Agree that fine-tuning is essential for OpenAI to:
o Build an Ecosystem. Build and retaining an ecosystem of vertical integrators that otherwise will build on competitors or open source
o Deliver a Moat. Give these third-parties the ability to build businesses around solutions that have a significant moat (i.e. that can’t be trivially replicated by endless competitors)
o Meet Expectations. Improve outcomes in verticals to move beyond dancing bearware deliver results that reliably meet a paid customer’s expectation
That said, I can see a number of reasons why fine-tuning would not be OpenAI’s priority just now, because of:
o Bigger Fish. The horizontal applications DALL-E and GPT (e.g. building DALL-E into Microsoft Designer and Bing, maybe building Chat GPT into Word, Codex, etc.) are a faster route to revenue and a quicker return on Microsoft’s investment in OpenAI than third-party verticals right now.
o Immediate Obsolescence.
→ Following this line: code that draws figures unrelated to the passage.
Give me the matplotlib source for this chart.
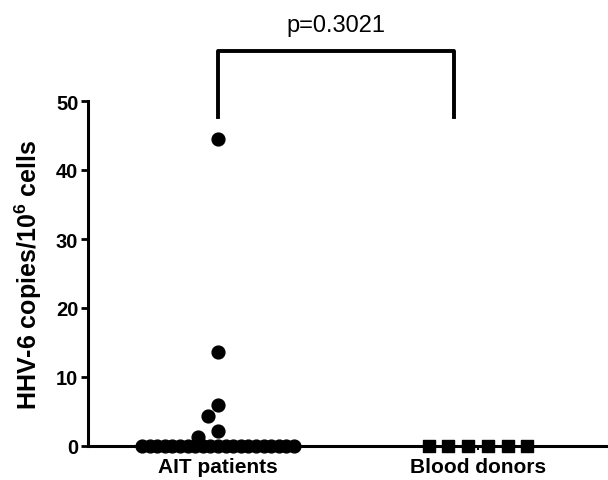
import numpy as np
import matplotlib
matplotlib.use("Agg")
import matplotlib.pyplot as plt

# data
groups = ["AIT patients", "Blood donors"]
ait_values = [0.0] * 21 + [1.3, 2.2, 4.3, 6.0, 13.6, 44.5]
donor_values = [0.0] * 6
p_text = "p=0.3021"
yticks = [0, 10, 20, 30, 40, 50]

plt.rcParams['font.family'] = ['Liberation Sans', 'DejaVu Sans']
plt.rcParams['mathtext.fontset'] = 'custom'
plt.rcParams['mathtext.rm'] = 'Liberation Sans:bold'
plt.rcParams['mathtext.default'] = 'rm'


def swarm_offsets(values, row_px, step_px, min_px, ppx, ppy):
    """tied values go in a row, the rest are placed greedily without overlap"""
    values = np.asarray(values, dtype=float)
    offs = np.zeros(len(values))
    uniq, counts = np.unique(values, return_counts=True)
    singles = []
    for v, c in zip(uniq, counts):
        idx = np.where(values == v)[0]
        if c > 1:
            offs[idx] = (np.arange(c) - (c - 1) / 2) * row_px / ppx
        else:
            singles.append(idx[0])
    singles.sort(key=lambda i: -values[i])
    placed = []
    for i in singles:
        y = values[i] * ppy
        for k in [0, -1, 1, -2, 2, -3, 3, -4, 4]:
            x = k * step_px
            if all(np.hypot(x - px, y - py) >= min_px for px, py in placed):
                break
        placed.append((x, y))
        offs[i] = x / ppx
    return offs


fig = plt.figure(figsize=(6.08, 4.81), dpi=100)
ax = fig.add_axes([88 / 608, 34 / 481, 520 / 608, 345 / 481])
ax.set_xlim(0.5, 2.5)
ax.set_ylim(0, 50)

# pixel scale of the axes, used for the swarm layout
x0, y0 = ax.transData.transform((0, 0))
x1, y1 = ax.transData.transform((1, 1))
ppx, ppy = x1 - x0, y1 - y0

pos = np.arange(1, len(groups) + 1)
ait_x = pos[0] + swarm_offsets(ait_values, 7.6, 10, 13, ppx, ppy)
don_x = pos[1] + swarm_offsets(donor_values, 19.7, 10, 13, ppx, ppy)

ax.scatter(ait_x, ait_values, s=85, marker='o', color='black', clip_on=False, zorder=3)
ax.scatter(don_x, donor_values, s=80, marker='s', color='black', clip_on=False, zorder=3)

# significance bracket
bx = [pos[0], pos[0], pos[0] + 0.906, pos[0] + 0.906]
by = [47.7, 57.2, 57.2, 47.7]
ax.plot(bx, by, color='black', lw=2.8, clip_on=False, solid_joinstyle='round')
ax.text((bx[0] + bx[2]) / 2, 61.0, p_text, ha='center', va='center', fontsize=17)

ax.set_xticks(pos)
ax.set_xticklabels(groups, fontsize=15, fontweight='bold')
ax.set_yticks(yticks)
ax.set_yticklabels([str(t) for t in yticks], fontsize=14.5, fontweight='bold')
ax.tick_params(axis='y', length=5, width=2, pad=2)
ax.tick_params(axis='x', length=3, width=1.5, pad=5)

ax.set_ylabel('HHV-6 copies/10$^6$ cells', fontsize=18, fontweight='bold')
ax.yaxis.set_label_coords(-0.085, 0.5)

for s in ['top', 'right']:
    ax.spines[s].set_visible(False)
for s in ['left', 'bottom']:
    ax.spines[s].set_linewidth(2.2)

plt.savefig('out.png', dpi=100)
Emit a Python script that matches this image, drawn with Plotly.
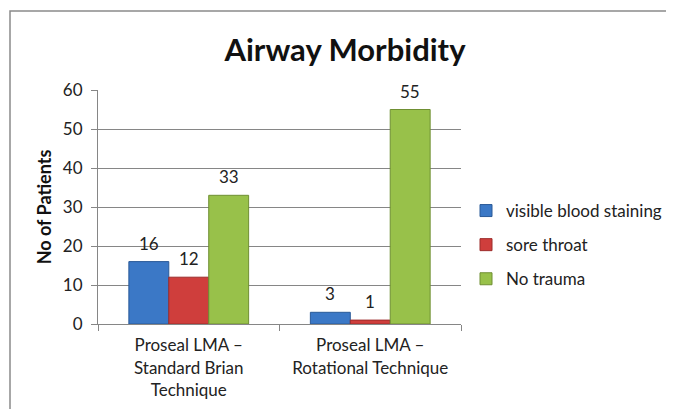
import plotly.graph_objects as go

categories = ["Proseal LMA –<br>Standard Brian<br>Technique", "Proseal LMA –<br>Rotational Technique"]
series_names = ["visible blood staining", "sore throat", "No trauma"]
blood_staining = [16, 3]
sore_throat = [12, 1]
no_trauma = [33, 55]
y_ticks = [0, 10, 20, 30, 40, 50, 60]

values = [blood_staining, sore_throat, no_trauma]
colors = ["#3b78c6", "#cf3e3c", "#98c14a"]
edges = ["#2a5a98", "#9c2c2a", "#6f8f33"]

FONT = "Lato, 'Open Sans', sans-serif"
BARGAP = 0.34

# page body adds an 8px offset; figure coordinates = reference - 8
OFF = 8
W, H = 674 - OFF, 409 - OFF
L, R, T, B = 98 - OFF, 674 - 461, 90 - OFF, 409 - 324
pw, ph = W - L - R, H - T - B

def px(x):
    return (x - OFF - L) / pw

def py(y):
    return (H - B - (y - OFF)) / ph

n_series = len(series_names)
bar_px = pw / len(categories) * (1 - BARGAP) / n_series

fig = go.Figure()
annotations = []
for i, (name, vals) in enumerate(zip(series_names, values)):
    fig.add_trace(go.Bar(
        name=name, x=categories, y=vals,
        marker=dict(color=colors[i], line=dict(color=edges[i], width=1)),
        legendgroup=name,
    ))
    for cat, v in zip(categories, vals):
        annotations.append(dict(
            x=cat, y=v, xref="x", yref="y", text=str(v), showarrow=False,
            xanchor="center", yanchor="bottom",
            xshift=(i - (n_series - 1) / 2) * bar_px, yshift=6,
            font=dict(size=17, color="#222", family=FONT),
        ))

fig.update_layout(
    width=W, height=H,
    margin=dict(l=L, r=R, t=T, b=B, autoexpand=False),
    paper_bgcolor="white", plot_bgcolor="white",
    barmode="group", bargap=BARGAP, bargroupgap=0,
    font=dict(family=FONT, size=17, color="#222"),
    title=dict(text="<b>Airway Morbidity</b>", x=(345 - OFF) / W, xanchor="center",
               y=1 - (50 - OFF) / H, yanchor="middle", yref="container", xref="container",
               font=dict(size=31, color="#111", family=FONT)),
    legend=dict(x=px(466), y=py(193), xanchor="left", yanchor="top",
                font=dict(size=17, color="#222"), tracegroupgap=9,
                itemwidth=30, bgcolor="rgba(0,0,0,0)"),
    xaxis=dict(showline=True, linecolor="#868686", linewidth=1,
               ticks="outside", tickson="boundaries", ticklen=6, tickcolor="#868686",
               ticklabelstandoff=6,
               tickfont=dict(size=17, color="#222"), showgrid=False),
    yaxis=dict(range=[0, 60], tickvals=y_ticks, showline=True, linecolor="#868686",
               ticks="outside", ticklen=6, tickcolor="#868686",
               ticklabelstandoff=5,
               gridcolor="#868686", gridwidth=1, zeroline=False,
               tickfont=dict(size=17, color="#222"),
               title=dict(text="<b>No of Patients</b>", standoff=6,
                          font=dict(size=18, color="#111"))),
    annotations=annotations,
    shapes=[dict(type="path", xref="paper", yref="paper",
                 path=f"M {px(10)} {py(409)} L {px(10)} {py(11)} L {px(674)} {py(11)}",
                 line=dict(color="#8a8a8a", width=1.5))],
)

fig.write_html("out.html")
Rumor has it that GPT4 will be trained on 500x more data than GPT3, likely making many fine-tuning efforts on GPT3 obsolete in short order. I’ve found some few shot prompts on text-davinci-003 already outdo a model with hundreds of fine-tuned examples on text-davinci-002 in some respects.
o Bad Outcomes in Key Verticals. Regardless of how well you tune GPT3, you can’t overcome the failing that GPT3 is basically guessing at an answer, it doesn’t know when it’s wrong, and in sophisticated topics, its errors can be hard for even a trained professional to spot. As such, it isn’t likely you can tune GPT3 to produce reliable enough results in high value verticals (e.g. medical advice, legal advice) to reduce human effort in those fields. The technology needs improve before it’s viable (e.g. it needs to be able to express percentage confidence in portions of results, to limit inputs to valid bodies of text, to trace back to likely sources of its output, etc.)
I hope I’m wrong, as being able to fine-tune the latest model would be a fantastic advance.